Exit Planning

STEPS TO SUCCESSFULLY SELLING YOUR BUSINESS IN UTAH

1
EXIT PLANNING

An exit plan is a roadmap for successful business ownership transition. A great exit plan is designed to help you maximize value and minimize tax consequences, while planning a thoughtful exit time horizon. The plan additionally assists you in implementing current business processes to improve profitability and expedite transition when selling your business.

2
SELECT ADVISOR TEAM

Finding the right team to help you is crucial. Make sure you have a qualified Business Broker, Investment Banker, CPA, Attorney, and Financial Advisor, whose resources and experience will best serve you throughout the exit planning and business selling process.

3
ASSESS VALUE

To market your company successfully, we first need to determine the value of the business. UBC will perform an evaluation based upon your company’s financial results, industry comparable sales, and expected future performance.

4
BUYER STRATEGY

Finding the right buyer means determining the profile of likely buyers, such as financial buyers, strategic buyers, and private equity group buyers. UBC will be selective in approaching those buyers having the right mix of talent, capital, and business experience, which combined will complement the future growth and stability of your business.

5
MARKETING CONFIDENTIALLY

UBC Compiles an in-depth review of your company including recast financial statements, its fixed assets, products or services, and other important aspects of your business. This compilation is called a Confidential Business Review (CBR).

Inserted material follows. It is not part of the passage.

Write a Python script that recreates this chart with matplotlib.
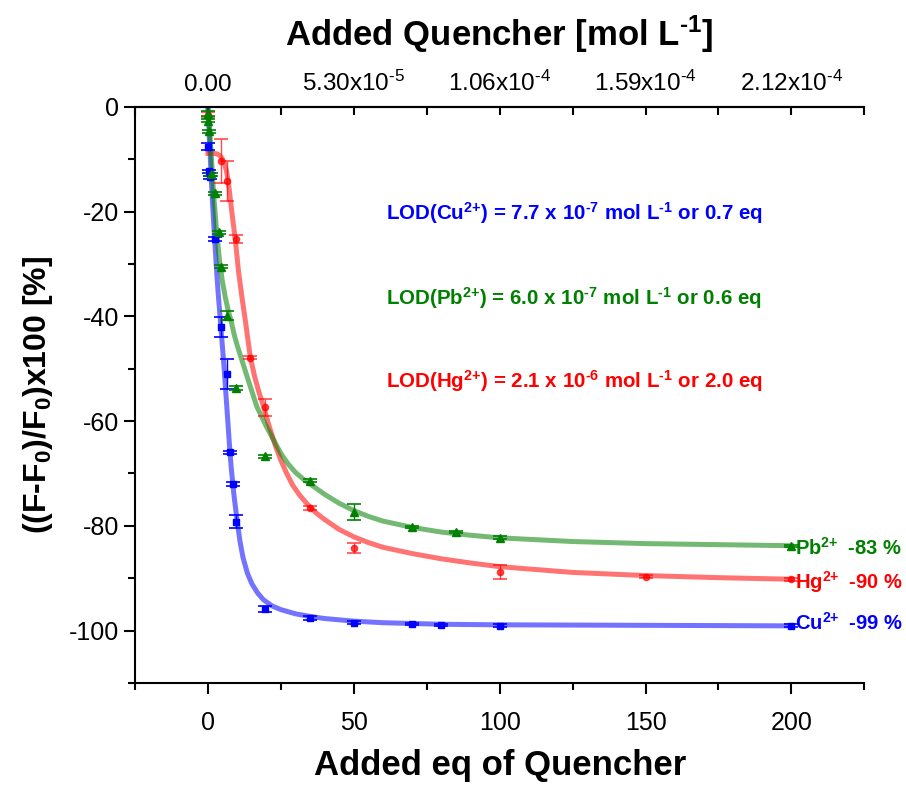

The CBR and all additional marketing information used by UBC is approved in advance by you.

6
GENERATING BUYERS

UBC uses 10 or more business brokerage internet advertising sites to attract and inform interested buyers. We then qualify all interested buyers and have them execute a Non-Disclosure Agreement (NDA). Qualified buyer candidates are then approved by you before any confidential information is released. Buyers requiring SBA or other financing assistance are supplied with contacts to confirm their ability to financially execute a transaction.

7
NEGOTIATIONS AND STRUCTURE

A unique mix of talent is required to facilitate a deal structure that satisfies the needs and concerns of all parties. At UBC we serve as a proficient deal-maker as well as a financial analyst, tax consultant, negotiator, and strategic planner. UBC will lead negotiations culminating in non-binding offers which will propose price, form of payment, non-compete terms, and contingencies to be removed prior to closing.

8
DUE DILIGENCE

After terms of the sale are agreed upon in an executed Letter of Intent (LOI), the proprietary details of operation are open for review and confirmation. A definitive schedule should be agreed to before due diligence activities proceed, in order to move the process along in a timely manner.

9
DEFINITIVE PURCHASE AGREEMENT

Following the due diligence review, the business buyer will draft a final purchase and sale contract called a definitive purchase agreement. This agreement details all the terms agreed to in the LOI, in contract form. In addition to the purchase contract, all other ancillary agreements such as a promissory note, non-compete agreement, equipment list, etc. will be attached.

10
CLOSING

This is the culmination of years of hard work in building your business. Final documents are signed and money and titles change hands, and the necessary documents are filed with government offices.

Congratulations on successfully selling your business. Take some time to celebrate your success!